Ciało: pełne, nisko wysycone piwo. Dobrze ukryty alkohol. Długi finish.

Overall: z butów mnie to nie wykopało, ale bardzo solidnie zrobione piwo, mocne, agresywne- lubię takie RISy. Gdybym miał jakoś posegregować te pite w ten weekend, to Gravedigger Brandy BA minimalnie przegrywa z Carribean Rumstout, aczkolwiek nie ma się czego wstydzić, naprawdę konkretna robota; za to Frankenstouta z Warpigs niszczy w przedbiegach.
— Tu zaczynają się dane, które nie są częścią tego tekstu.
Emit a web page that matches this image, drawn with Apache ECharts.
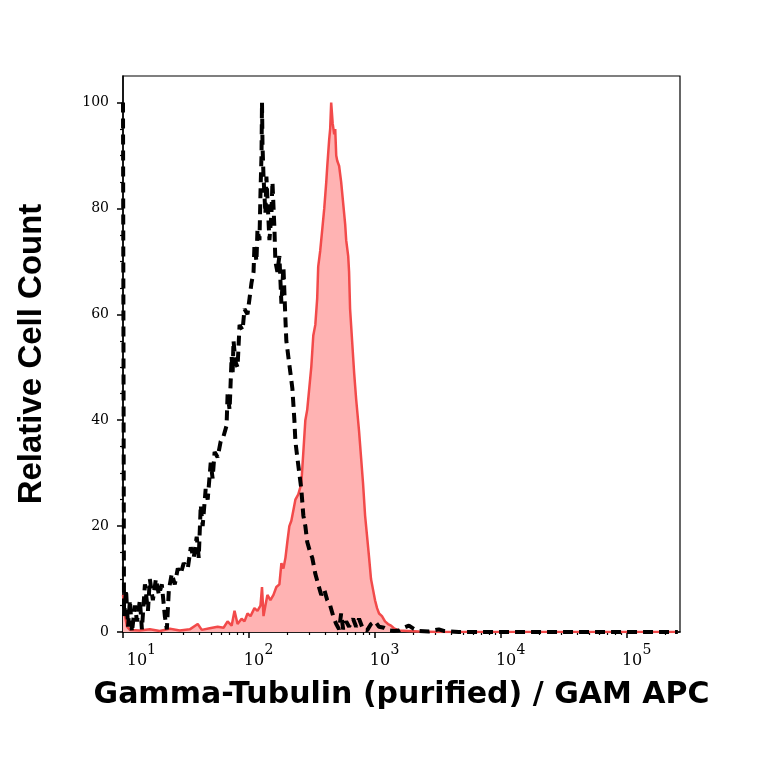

Szkoda że nie ma go w butelkach, trochę nut od leżakowania mogłoby tutaj jeszcze dojść, i by się naprawdę konkretny zawodnik zrobił. Albo więcej jednak tej wanilii.
Ocena: 7/10 (oczywiście w skali dla RISów).

Następnie padło na IPA. Tak dla odmiany.
Happy Birthday- West Coast IPA- Tattooed beer
Co prawda nigdzie nie znalazłem wzmianek o tym piwie, na ratebeerze go jeszcze dzisiaj nie było, ale wierzę że to to, bo komu jak nie barmanowi.
Złote, z białą pianą. Lekko zamglone.
Zapach: Ciekawe. Pierwszy niuch i zapach natki z pietruszki. Albo może trochę w stronę pęczka świeżej kolendry. Nie to że nieprzyjemny- nawet jeśli wynika z jakiejś wady, to szybko przykrywa go chmiel, a był raczej ciekawy i niespodziewany. Taka nuta świeżych ziół.
Po chwili przeobraża się w ferię cytrusów. I to takich zielonych. Limonka, cytryna, pomelo. Zgaduję że do kotła trafiło sporo mosaica.
W smaku lekka słodycz, wysoka ale krótka goryczka. I ponownie dużo cytrusów- limonki, pomelo, cytryny.
Wytrawne, jak na west coast przystało. I wydaje się dosyć lekkie. Jak również dosyć orzeźwiające.

Overall: bardzo solidne West Coast IPA. Skąd ta pietruszka w zapachu nie wiem, ale nie traktuję tego jako wadę, raczej kojarzy mi się z zapachem pokrzyw w Grand Prix American Barley Wine z Pinty, czyli efekt przetrzymania chmielu w piwie zbyt długo. Mega bomba cytrusowa, wytrawna. Nie jest to jeszcze poziom Modern Drinking, ale niewiele temu piwu brakuje. West Coast pełną gębą. Brawo.
PS przy okazji pragnę zaznaczyć że jest to debiut Tattooed beer na blogu, bardzo udany.  W kolejce czeka ichniejszy kolaboracyjny RIS. Urwał, skąd mi się tyle RISów wzięło?